Stated goal: Please set down all the lines beneath this one exactly, without the pictures.

Source data:

══════════════════════════════

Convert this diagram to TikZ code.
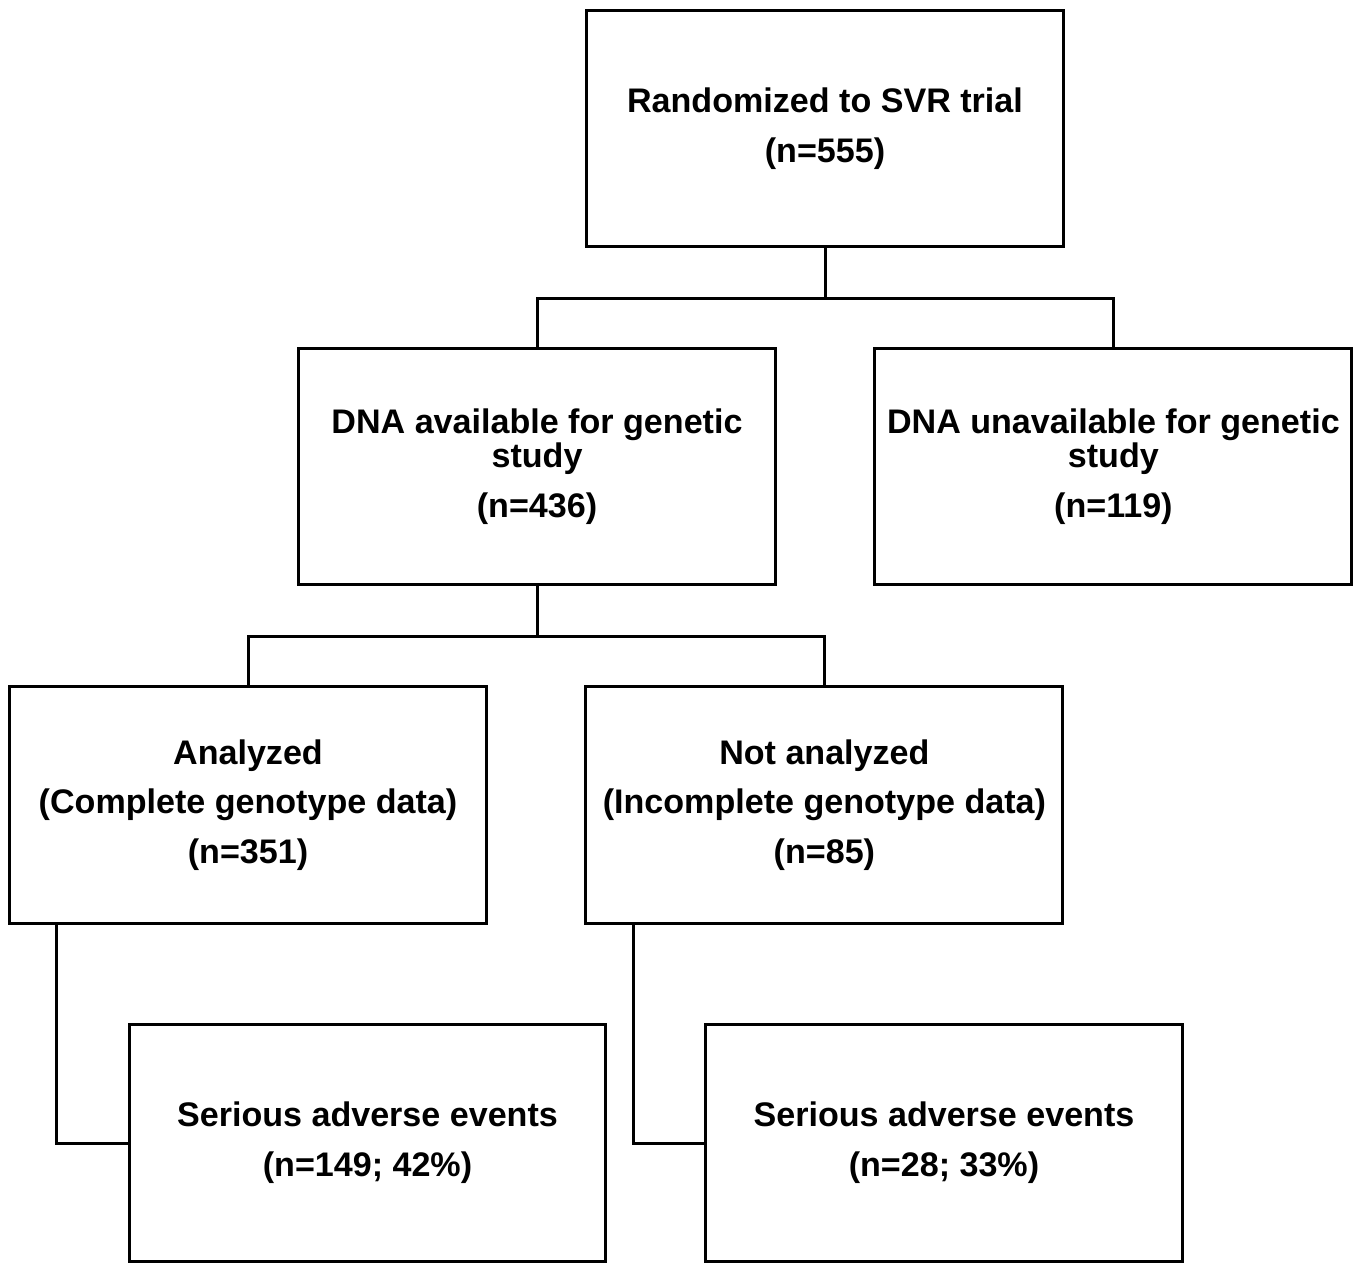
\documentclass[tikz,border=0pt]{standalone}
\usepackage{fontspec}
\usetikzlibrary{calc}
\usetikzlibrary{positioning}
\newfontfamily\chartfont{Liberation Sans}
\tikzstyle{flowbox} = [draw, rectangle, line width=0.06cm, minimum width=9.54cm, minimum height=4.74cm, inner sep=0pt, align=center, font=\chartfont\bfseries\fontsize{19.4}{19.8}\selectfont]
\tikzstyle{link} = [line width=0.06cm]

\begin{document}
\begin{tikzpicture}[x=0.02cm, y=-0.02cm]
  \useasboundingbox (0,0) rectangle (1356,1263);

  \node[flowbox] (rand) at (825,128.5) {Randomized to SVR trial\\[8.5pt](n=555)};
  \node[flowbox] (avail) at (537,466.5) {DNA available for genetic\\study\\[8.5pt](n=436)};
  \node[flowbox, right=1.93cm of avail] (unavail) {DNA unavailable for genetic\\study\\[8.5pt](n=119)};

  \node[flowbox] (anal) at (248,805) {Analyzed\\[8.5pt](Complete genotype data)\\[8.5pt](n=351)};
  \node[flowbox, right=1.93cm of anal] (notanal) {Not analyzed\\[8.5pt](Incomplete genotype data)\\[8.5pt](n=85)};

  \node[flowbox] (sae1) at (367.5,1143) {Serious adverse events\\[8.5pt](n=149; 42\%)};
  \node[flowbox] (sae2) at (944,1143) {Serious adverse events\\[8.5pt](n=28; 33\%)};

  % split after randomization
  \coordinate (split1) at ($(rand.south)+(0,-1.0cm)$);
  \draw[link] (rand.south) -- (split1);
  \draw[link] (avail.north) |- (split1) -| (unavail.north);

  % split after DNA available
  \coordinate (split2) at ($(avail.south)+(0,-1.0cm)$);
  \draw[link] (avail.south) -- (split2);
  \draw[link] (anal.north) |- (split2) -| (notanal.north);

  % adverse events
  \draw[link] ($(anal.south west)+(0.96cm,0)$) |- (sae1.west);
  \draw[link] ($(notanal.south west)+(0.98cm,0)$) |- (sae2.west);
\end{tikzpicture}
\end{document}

══════════════════════════════

Result:
Convert this diagram to TikZ code.
\documentclass[tikz,border=0pt]{standalone}
\usepackage{fontspec}
\usetikzlibrary{calc}
\usetikzlibrary{positioning}
\newfontfamily\chartfont{Liberation Sans}
\tikzstyle{flowbox} = [draw, rectangle, line width=0.06cm, minimum width=9.54cm, minimum height=4.74cm, inner sep=0pt, align=center, font=\chartfont\bfseries\fontsize{19.4}{19.8}\selectfont]
\tikzstyle{link} = [line width=0.06cm]

\begin{document}
\begin{tikzpicture}[x=0.02cm, y=-0.02cm]
  \useasboundingbox (0,0) rectangle (1356,1263);

  \node[flowbox] (rand) at (825,128.5) {Randomized to SVR trial\\[8.5pt](n=555)};
  \node[flowbox] (avail) at (537,466.5) {DNA available for genetic\\study\\[8.5pt](n=436)};
  \node[flowbox, right=1.93cm of avail] (unavail) {DNA unavailable for genetic\\study\\[8.5pt](n=119)};

  \node[flowbox] (anal) at (248,805) {Analyzed\\[8.5pt](Complete genotype data)\\[8.5pt](n=351)};
  \node[flowbox, right=1.93cm of anal] (notanal) {Not analyzed\\[8.5pt](Incomplete genotype data)\\[8.5pt](n=85)};

  \node[flowbox] (sae1) at (367.5,1143) {Serious adverse events\\[8.5pt](n=149; 42\%)};
  \node[flowbox] (sae2) at (944,1143) {Serious adverse events\\[8.5pt](n=28; 33\%)};

  % split after randomization
  \coordinate (split1) at ($(rand.south)+(0,-1.0cm)$);
  \draw[link] (rand.south) -- (split1);
  \draw[link] (avail.north) |- (split1) -| (unavail.north);

  % split after DNA available
  \coordinate (split2) at ($(avail.south)+(0,-1.0cm)$);
  \draw[link] (avail.south) -- (split2);
  \draw[link] (anal.north) |- (split2) -| (notanal.north);

  % adverse events
  \draw[link] ($(anal.south west)+(0.96cm,0)$) |- (sae1.west);
  \draw[link] ($(notanal.south west)+(0.98cm,0)$) |- (sae2.west);
\end{tikzpicture}
\end{document}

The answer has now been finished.